От первого лица... (Рассказы о писателях, книгах и словах) - страница 4

стр.

Услышать живую речь Тургенева мы не в состоянии. Однако представление о ха­рактерных особенностях ее можно почер­пнуть из его писем.

По многим рассказам «Записок» (напри­мер, «Бирюк») заметно пристрастие Турге­нева к насмешливой цитации типичных фраз и словечек. Эта особенность подтвер­ждается и письмами:

«...Как говорит ваш муж,— я начинаю сначала...»; или: «Уверяю вас, ganz objectiv gesprochen, как говорят наши друзья нем­цы...»

Особенно характерна для речи Тургене­ва «намекающая» фраза. О роли такой фразы в «Записках охотника» мы погово­рим в дальнейшем, а пока ограничимся примером из письма к знаменитой певице Виардо: «Когда я вошел в театр, у меня не­приятно сжалось сердце — вы легко може­те себе представить — почему». Во фразе чувствуется и кокетство, вполне, впрочем, простительное.

Живую речь Тургенева украшали неожи­данные, часто карикатурные сравнения та­кого типа: «Обе они подбирают нижнюю губу, поднимают брови и закидывают го­лову, когда им хочется легко взять высокие ноты; это придает им удивительно смеш­ное выражение; они делаются похожими на гуся, когда его берут за клюв».

Подобия таких фраз читатель без труда найдет в «Записках охотника».

Разговорная интонация, явственно просту­пающая сквозь литературную отделку, по­родила легенду о том, что писание не сто­ило Тургеневу никаких усилий, что «он писал, как соловей поет» (выражение Туч­ковой-Огаревой).

Правда, в этом повинен и сам Тургенев. Однажды он похвастал: «У меня выходит произведение литературы так, как растет трава». Однако чудес не бывает. По чер­новикам его видно, как упорно он работал над каждой фразой, а «Певцов», по соб­ственному признанию, «как мозаику со­ставлял».

Между тем легенда оказалась живучей.
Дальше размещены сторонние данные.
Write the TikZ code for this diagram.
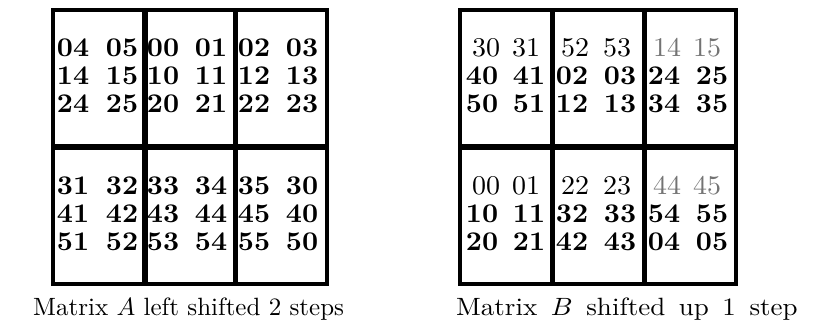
\documentclass[tikz,border=0pt]{standalone}
\usepackage{graphicx}
\newcommand\bigtxt[1]{\scalebox{2.8}[2.7]{#1}}
\tikzset{
  outer/.style={line width=3.8pt},
  inner/.style={line width=5.4pt},
  numb/.style={anchor=base, inner sep=0pt, font=\bfseries},
  rnumb/.style={anchor=base, inner sep=0pt},
  captxt/.style={anchor=base west, inner sep=0pt}
}
\begin{document}
\begin{tikzpicture}[x=1pt,y=-1pt]
\useasboundingbox (0,0) rectangle (831,326);
% ---------- Matrix A ----------
\draw[inner] (145,10) -- (145,284);
\draw[inner] (235.5,10) -- (235.5,284);
\draw[inner] (53,147) -- (327,147);
\draw[outer] (53,10) rectangle (327,284);
\foreach \y/\vals [count=\r] in {57/{04,05,00,01,02,03},85/{14,15,10,11,12,13},113/{24,25,20,21,22,23},
  195/{31,32,33,34,35,30},223/{41,42,43,44,45,40},251/{51,52,53,54,55,50}}{
  \foreach \v [count=\c] in \vals {
    \pgfmathsetmacro\xx{{73,122,163,211,254,302}[\c-1]}
    \node[numb] (A-\r-\c) at (\xx,\y) {\bigtxt{\v}};
  }
}
\node[captxt] (capA) at (33,316) {\scalebox{2.5}{Matrix $A$ left shifted 2 steps}};
% ---------- Matrix B ----------
\draw[inner] (552.5,10) -- (552.5,284);
\draw[inner] (644.5,10) -- (644.5,284);
\draw[inner] (460,147) -- (736,147);
\draw[outer] (460,10) rectangle (736,284);
\foreach \y/\vals [count=\r] in {85/{40,41,02,03,24,25},113/{50,51,12,13,34,35},
  223/{10,11,32,33,54,55},251/{20,21,42,43,04,05}}{
  \foreach \v [count=\c] in \vals {
    \pgfmathsetmacro\xx{{482,529,572,620,664,712}[\c-1]}
    \node[numb] (B-\r-\c) at (\xx,\y) {\bigtxt{\v}};
  }
}
\foreach \y/\vals [count=\r] in {57/{30,31,52,53,14,15},195/{00,01,22,23,44,45}}{
  \foreach \v [count=\c] in \vals {
    \pgfmathsetmacro\xx{{486,526,575,617,667,707}[\c-1]}
    \ifnum\c>4 \def\cc{black!55}\else\def\cc{black}\fi
    \node[rnumb, text=\cc] (R-\r-\c) at (\xx,\y) {\bigtxt{\v}};
  }
}
\node[captxt] (capB) at (456,316) {\scalebox{2.7}[2.5]{\makebox[126.5pt][s]{Matrix $B$ shifted up 1 step}}};
\end{tikzpicture}
\end{document}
В поучительной статье «Тургенев — худож­ник слова», законченной в 1953 году, писа­тель И. Новиков сравнивает «Записки охот­ника» хотя и не с травой, но со смешан­ным лесом, возникшим «как бы совсем са­мопроизвольно».

Изображать творческий труд Тургенева в виде пения соловья было на руку реак­ционной критике. «Соловьиная» теория подтверждала миф о том, что «Записки» появились случайно, без определенной цели и без всякого политического направ­ления.

Первый очерк, «Хорь и Калиныч», напе­чатан на задворках журнала «Современ­ник», в отделе «Смесь»; из этого следова­ло, что автор не придавал ему значения; последующие рассказы Тургенев писал чуть ли не насильно, да и общее название при­думал не он, а Панаев. Разве все это не означает, что «Записки», вышедшие из-под пера праздного барича, не более чем иде­альные эскизы из жизни поселян и их добрых покровителей?

«Говоря любимым выражением критика доброго старого времени,— писал нововременец Буренин,— пафос всех этих расска­зов заключается вовсе не в протесте, не в борьбе с крепостным началом, а в идеаль­но поэтическом изображении русской сель­ской природы и жизни... Какой протест можно усмотреть даже в самые либераль­ные очки в таких рассказах, как «Хорь и Калиныч», «Мой сосед Радилов», «Певцы», «Касьян с Красивой Мечи», «Уездный ле­карь», «Татьяна Борисовна», «Чертопханов и Недопюскин», «Лес и степь»?...»

Такая установка была ведущей в дорево­люционной критике. Поколебать ее не смог ни отзыв И. С. Аксакова, определившего «Записки» еще в 1852 году как «стройный ряд нападений, целый батальный огонь против помещичьего быта», ни прямое за­явление самого автора, его знаменитая ан­нибалова клятва, известная теперь любому ученику.

Бесчувственная ко всему этому офици­озная критика твердила:

«Тургенев, несмотря на свое признание в ненависти к крепостному праву, на свою клятву вражды к нему, тем не менее отно­сится и к помещику-душевладельцу и к крестьянину-рабу совсем не с злобой отри­цания, а с любовью, с искренним приве­том».

Аналитические доводы дополнялись и психологическими.

Как-то в разговоре с приятелем Тургенев назвал себя трусом. Не подумав о том, что настоящий трус никогда на такую са­мохарактеристику не отважится, за эту фразу уцепились, приправили ее подходя­щими отрывками из воспоминаний и выве­ли заключение, что антикрепостнического сочинения Тургенев написать бы не по­смел.